Palabras Claves: reflexión, madres, familia, hijos
Un día, cuando mis hijos estén lo suficientemente crecidos para entender la lógica que motiva a los padres y madres, yo habré de decirles:
Los amé tanto como para haberles preguntado a dónde iban, con quién iban y a qué hora regresarían. Los amé lo suficiente para no haberme quedado callada y para hacerles saber, aunque no les gustara, que aquél nuevo amigo no era buena compañía.
Los amé lo suficiente para hacerles pagar las golosinas que tomaron del supermercado o las revistas del expendio, y hacerles decir al dueño: «nosotros nos llevamos esto ayer y queremos pagarlo».
Los amé lo suficiente como para haber permanecido de pie dos horas, junto a ustedes, mientras limpiaban su cuarto, tarea que yo habría hecho en quince minutos.
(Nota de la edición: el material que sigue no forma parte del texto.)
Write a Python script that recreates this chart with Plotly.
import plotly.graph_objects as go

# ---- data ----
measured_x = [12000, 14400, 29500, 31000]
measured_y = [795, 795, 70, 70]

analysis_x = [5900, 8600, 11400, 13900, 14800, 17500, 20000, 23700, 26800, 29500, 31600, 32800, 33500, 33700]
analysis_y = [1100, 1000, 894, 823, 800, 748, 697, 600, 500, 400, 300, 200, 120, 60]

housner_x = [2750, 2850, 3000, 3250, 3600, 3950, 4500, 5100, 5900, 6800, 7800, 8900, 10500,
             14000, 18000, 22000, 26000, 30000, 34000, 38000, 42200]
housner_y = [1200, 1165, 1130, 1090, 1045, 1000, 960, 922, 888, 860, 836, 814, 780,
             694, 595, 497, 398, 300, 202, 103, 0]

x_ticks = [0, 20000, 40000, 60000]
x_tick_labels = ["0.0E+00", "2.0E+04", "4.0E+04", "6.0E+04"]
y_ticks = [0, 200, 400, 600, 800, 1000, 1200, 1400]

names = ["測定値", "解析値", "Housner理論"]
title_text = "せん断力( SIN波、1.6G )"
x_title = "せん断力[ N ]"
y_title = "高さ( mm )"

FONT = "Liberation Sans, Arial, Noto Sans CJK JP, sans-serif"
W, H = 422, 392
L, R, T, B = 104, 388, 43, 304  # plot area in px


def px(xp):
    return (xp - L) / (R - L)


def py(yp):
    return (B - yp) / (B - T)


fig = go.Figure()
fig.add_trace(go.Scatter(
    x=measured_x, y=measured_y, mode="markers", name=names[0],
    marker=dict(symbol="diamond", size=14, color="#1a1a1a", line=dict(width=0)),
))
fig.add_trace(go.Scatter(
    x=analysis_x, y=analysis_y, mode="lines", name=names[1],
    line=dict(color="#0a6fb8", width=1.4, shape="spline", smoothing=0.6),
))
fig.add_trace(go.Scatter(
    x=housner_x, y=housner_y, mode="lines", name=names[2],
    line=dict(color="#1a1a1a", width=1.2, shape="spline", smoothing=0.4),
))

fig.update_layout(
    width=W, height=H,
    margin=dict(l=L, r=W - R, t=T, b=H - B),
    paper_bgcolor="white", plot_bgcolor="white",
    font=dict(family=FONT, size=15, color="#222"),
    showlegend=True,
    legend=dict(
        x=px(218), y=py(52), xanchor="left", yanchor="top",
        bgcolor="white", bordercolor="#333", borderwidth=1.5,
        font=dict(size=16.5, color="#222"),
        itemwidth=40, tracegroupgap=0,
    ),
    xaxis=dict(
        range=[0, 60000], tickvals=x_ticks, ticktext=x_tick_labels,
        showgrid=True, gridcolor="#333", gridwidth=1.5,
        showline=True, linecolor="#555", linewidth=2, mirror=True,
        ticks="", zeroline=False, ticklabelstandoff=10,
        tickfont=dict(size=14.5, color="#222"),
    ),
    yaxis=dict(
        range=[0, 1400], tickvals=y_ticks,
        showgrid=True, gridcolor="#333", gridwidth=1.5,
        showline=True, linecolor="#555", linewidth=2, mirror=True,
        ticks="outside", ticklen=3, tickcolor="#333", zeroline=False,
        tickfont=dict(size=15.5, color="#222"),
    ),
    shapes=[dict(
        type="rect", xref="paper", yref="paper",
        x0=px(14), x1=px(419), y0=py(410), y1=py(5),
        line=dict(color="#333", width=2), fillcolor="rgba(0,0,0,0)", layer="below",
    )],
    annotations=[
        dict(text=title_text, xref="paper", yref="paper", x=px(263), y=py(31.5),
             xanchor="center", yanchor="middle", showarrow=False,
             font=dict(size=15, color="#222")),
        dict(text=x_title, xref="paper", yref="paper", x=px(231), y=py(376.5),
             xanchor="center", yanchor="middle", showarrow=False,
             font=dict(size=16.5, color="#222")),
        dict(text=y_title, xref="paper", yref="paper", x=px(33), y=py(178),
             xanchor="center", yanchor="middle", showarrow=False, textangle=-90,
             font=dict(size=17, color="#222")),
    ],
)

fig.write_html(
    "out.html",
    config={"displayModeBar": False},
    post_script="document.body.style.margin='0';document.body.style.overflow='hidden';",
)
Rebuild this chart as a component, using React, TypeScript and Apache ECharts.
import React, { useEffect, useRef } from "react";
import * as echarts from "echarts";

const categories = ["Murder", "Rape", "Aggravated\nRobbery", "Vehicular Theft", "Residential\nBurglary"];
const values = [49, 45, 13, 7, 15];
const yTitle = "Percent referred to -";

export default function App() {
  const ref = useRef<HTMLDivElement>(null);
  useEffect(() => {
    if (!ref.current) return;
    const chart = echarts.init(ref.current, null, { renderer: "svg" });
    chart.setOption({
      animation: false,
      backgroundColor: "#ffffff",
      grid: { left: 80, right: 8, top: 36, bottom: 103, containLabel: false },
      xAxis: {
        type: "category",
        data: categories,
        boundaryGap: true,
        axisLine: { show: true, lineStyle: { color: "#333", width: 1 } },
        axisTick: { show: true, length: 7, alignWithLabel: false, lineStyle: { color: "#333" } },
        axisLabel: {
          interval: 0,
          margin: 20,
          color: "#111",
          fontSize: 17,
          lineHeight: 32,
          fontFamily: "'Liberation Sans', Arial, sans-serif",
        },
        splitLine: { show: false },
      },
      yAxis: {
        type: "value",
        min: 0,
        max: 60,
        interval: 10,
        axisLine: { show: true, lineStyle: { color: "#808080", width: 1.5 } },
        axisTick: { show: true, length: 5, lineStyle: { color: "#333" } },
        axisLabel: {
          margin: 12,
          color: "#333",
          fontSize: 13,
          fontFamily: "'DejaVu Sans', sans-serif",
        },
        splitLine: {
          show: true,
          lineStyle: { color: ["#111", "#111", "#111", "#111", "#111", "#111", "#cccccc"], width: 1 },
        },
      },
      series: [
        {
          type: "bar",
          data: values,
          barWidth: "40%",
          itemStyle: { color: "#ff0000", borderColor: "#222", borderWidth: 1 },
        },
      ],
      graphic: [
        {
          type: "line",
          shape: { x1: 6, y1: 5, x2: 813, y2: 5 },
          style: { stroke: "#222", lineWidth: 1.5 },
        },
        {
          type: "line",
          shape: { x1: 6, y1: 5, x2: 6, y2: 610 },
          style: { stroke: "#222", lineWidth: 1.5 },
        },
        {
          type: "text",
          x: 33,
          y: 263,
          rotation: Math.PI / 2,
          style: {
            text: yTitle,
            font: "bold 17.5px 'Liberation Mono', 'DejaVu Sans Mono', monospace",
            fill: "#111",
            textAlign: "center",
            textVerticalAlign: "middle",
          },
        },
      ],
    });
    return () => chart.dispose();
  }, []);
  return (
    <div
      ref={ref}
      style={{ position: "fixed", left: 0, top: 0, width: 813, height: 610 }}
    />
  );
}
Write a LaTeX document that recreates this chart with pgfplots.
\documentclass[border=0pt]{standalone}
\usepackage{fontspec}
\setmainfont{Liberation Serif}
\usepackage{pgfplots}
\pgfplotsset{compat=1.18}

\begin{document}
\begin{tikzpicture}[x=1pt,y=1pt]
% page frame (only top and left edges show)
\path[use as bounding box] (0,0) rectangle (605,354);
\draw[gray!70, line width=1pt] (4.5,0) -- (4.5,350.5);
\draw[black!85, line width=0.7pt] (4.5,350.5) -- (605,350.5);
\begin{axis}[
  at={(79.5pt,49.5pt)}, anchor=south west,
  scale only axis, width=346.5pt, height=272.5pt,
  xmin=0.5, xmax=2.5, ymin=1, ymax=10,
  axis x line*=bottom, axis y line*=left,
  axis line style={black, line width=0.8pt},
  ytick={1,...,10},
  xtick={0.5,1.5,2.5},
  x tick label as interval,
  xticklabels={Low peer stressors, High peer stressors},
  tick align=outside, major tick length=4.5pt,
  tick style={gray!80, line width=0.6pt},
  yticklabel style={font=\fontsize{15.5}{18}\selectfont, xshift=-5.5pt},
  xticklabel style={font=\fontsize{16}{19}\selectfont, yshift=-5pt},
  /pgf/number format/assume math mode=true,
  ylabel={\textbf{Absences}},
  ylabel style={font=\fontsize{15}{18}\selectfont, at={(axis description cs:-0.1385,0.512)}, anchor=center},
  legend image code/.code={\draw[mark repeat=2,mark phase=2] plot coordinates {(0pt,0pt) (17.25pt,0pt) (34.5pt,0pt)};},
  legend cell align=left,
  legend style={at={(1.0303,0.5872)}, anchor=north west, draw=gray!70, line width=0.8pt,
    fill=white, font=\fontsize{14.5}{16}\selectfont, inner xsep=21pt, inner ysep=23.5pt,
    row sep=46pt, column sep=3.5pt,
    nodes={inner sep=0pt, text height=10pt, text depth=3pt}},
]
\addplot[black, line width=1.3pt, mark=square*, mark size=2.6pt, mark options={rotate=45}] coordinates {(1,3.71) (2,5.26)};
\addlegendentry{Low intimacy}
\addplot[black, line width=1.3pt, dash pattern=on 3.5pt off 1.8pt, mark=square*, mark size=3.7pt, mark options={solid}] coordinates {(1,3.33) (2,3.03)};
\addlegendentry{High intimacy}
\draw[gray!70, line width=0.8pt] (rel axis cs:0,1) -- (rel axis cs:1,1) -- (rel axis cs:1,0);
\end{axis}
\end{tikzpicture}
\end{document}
Los amé lo suficiente para dejarles ver, además del amor que sentía por ustedes, la decepción y también las lágrimas en mis ojos.
Los amé lo suficiente para dejarlos asumir la responsabilidad de sus acciones, aun cuando las penalidades eran tan duras que me partían el corazón.
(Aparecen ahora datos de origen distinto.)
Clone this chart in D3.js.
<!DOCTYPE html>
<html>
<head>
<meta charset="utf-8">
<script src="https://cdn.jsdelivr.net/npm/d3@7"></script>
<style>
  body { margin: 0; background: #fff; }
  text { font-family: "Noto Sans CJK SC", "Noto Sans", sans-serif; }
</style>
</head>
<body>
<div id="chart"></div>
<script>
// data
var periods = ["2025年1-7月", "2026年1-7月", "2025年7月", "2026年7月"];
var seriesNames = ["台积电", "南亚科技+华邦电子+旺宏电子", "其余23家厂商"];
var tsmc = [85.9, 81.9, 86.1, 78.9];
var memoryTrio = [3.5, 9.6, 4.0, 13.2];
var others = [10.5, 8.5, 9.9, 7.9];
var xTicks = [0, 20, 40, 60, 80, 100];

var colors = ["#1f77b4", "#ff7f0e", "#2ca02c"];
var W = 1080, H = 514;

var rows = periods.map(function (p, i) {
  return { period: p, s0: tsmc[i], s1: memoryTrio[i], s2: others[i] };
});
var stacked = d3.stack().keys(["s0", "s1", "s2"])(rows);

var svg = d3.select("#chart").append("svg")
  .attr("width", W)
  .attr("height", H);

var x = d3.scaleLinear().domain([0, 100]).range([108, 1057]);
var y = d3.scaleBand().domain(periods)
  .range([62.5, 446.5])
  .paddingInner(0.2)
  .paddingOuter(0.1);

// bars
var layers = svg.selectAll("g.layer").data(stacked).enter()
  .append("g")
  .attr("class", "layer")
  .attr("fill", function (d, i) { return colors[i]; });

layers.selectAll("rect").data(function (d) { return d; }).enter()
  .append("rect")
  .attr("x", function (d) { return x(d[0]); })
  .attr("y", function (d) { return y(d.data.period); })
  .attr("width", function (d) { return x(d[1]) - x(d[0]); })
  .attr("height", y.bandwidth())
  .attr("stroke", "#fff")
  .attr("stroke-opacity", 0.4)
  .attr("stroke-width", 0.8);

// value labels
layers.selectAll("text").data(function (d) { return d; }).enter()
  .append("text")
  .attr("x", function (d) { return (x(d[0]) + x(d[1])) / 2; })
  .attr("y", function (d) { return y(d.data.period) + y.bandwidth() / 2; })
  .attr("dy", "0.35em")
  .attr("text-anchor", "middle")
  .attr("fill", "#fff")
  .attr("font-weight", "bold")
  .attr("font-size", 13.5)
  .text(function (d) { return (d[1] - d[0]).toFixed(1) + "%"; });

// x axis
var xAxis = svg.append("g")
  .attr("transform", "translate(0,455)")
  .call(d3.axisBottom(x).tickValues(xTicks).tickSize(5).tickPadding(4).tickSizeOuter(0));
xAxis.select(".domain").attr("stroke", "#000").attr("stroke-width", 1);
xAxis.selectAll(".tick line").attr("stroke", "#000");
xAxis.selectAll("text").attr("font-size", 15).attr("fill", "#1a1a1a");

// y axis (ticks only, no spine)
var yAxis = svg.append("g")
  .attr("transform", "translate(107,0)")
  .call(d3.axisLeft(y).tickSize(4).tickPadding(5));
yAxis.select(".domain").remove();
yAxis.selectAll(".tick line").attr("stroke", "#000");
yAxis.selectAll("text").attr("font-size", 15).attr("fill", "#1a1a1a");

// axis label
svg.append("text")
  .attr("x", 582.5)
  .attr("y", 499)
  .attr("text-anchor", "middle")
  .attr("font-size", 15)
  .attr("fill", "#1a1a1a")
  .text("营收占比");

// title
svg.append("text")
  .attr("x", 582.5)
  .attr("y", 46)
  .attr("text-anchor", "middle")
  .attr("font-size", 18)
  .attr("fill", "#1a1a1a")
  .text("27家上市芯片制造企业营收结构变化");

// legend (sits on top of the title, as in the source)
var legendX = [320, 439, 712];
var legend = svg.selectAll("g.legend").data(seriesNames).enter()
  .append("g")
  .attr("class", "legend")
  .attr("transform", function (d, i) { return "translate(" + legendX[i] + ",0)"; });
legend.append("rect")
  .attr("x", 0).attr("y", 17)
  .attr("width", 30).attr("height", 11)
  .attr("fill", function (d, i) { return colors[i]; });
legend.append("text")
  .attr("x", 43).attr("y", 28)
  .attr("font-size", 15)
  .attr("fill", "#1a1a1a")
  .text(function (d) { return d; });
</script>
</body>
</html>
Y ante todo, los amé lo suficiente para decirles no, cuando sabía que ustedes podrían odiarme por eso; y en algunos momentos sé que me odiaron.
Esas eran las batallas más difíciles de todas. Estoy contenta, vencí… porque al final ¡ustedes ganaron también! Y cualquiera de estos días, cuando mis nietos hayan crecido lo suficiente para entender la lógica que motiva a los padres y madres, cuando ellos les pregunten si su madre era mala, mis hijos les dirán:
Sí, nuestra madre era mala. Era la madre más mala del mundo. Los otros chicos comían golosinas en el desayuno y nosotros teníamos que comer cereales, huevos y tostadas. Los otros chicos bebían gaseosas y comían papas fritas y helados en el almuerzo, y nosotros teníamos que comer arroz, carne, verduras y frutas.
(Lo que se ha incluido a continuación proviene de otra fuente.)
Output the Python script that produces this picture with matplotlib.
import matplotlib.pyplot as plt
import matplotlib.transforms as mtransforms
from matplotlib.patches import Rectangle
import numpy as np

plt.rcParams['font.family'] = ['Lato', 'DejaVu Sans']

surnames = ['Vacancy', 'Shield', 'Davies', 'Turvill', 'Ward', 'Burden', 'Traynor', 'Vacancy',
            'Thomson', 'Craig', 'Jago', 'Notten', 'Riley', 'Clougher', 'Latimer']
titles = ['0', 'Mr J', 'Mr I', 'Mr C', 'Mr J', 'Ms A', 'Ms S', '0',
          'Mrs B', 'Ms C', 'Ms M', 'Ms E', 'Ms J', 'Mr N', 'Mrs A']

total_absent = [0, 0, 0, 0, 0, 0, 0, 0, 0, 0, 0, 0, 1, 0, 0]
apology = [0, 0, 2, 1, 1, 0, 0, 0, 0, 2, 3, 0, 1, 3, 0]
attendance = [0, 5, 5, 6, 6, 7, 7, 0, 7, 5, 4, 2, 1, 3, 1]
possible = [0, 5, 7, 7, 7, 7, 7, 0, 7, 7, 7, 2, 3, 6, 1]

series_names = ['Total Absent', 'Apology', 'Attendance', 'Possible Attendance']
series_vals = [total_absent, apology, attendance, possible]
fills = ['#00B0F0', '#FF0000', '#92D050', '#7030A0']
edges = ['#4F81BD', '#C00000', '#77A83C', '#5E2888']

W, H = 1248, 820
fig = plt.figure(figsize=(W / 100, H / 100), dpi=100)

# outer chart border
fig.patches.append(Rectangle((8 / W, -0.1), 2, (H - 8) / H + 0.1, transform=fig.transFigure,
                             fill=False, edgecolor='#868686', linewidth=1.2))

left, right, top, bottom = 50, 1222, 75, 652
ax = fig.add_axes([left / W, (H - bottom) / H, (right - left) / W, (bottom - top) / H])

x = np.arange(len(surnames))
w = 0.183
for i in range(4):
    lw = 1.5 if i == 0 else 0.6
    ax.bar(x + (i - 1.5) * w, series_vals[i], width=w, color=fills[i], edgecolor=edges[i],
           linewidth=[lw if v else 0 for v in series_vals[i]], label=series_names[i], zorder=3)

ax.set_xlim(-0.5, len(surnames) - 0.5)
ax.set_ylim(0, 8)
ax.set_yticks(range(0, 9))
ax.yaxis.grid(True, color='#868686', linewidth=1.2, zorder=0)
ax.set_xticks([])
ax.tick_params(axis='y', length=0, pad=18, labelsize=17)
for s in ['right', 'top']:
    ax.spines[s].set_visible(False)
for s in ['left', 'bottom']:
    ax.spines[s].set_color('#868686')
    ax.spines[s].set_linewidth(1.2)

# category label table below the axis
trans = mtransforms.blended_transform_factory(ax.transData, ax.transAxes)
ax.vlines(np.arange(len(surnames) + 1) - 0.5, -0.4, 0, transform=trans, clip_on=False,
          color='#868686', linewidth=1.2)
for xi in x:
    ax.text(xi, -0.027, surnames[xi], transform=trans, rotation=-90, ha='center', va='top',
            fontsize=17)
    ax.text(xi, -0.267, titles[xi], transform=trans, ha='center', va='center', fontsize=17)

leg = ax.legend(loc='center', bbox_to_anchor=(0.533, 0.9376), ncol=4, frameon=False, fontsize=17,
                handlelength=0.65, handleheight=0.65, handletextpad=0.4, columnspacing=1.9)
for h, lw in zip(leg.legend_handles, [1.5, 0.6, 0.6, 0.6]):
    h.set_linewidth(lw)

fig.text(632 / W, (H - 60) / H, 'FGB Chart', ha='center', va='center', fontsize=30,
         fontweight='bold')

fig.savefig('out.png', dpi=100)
Mamá tenía que saber quiénes eran nuestros amigos y qué hacíamos con ellos. Insistía en que le dijéramos con quién íbamos a salir, aunque demoráramos apenas una hora o menos. Ella nos insistía para que le dijéramos siempre la verdad y nada más que la verdad. Y cuando éramos adolescentes, quién sabe cómo, hasta conseguía leernos el pensamiento. ¡Nuestra vida sí que era pesada! Ella no permitía que nuestros amigos nos tocaran la bocina para que saliéramos; tenían que bajar, tocar la puerta y entrar para que ella los conociera.
A los doce años, todos podían volver tarde por la noche, nosotros tuvimos que esperar como hasta los dieciséis para poder hacerlo, y aquella pesada se levantaba para saber si la fiesta había estado buena (era solo para ver en qué estado nos encontrábamos al volver). Por culpa de nuestra madre, nos perdimos inmensas experiencias en la adolescencia. Ninguno de nosotros estuvo envuelto en problema de drogas, robos, actos de vandalismo, violación de propiedad, ni estuvimos presos por ningún crimen.
¡Todo fue culpa de ella! Ahora que somos adultos, honestos y educados, estamos haciendo lo mejor para ser «padres malos», como fue mi madre. Yo creo que este es uno de los males del mundo de hoy: ¡no hay suficientes, madres malas!
Aquéllas que ya son madres, que no se culpen, y aquéllas que lo serán, ¡que esto les sirva como una alerta!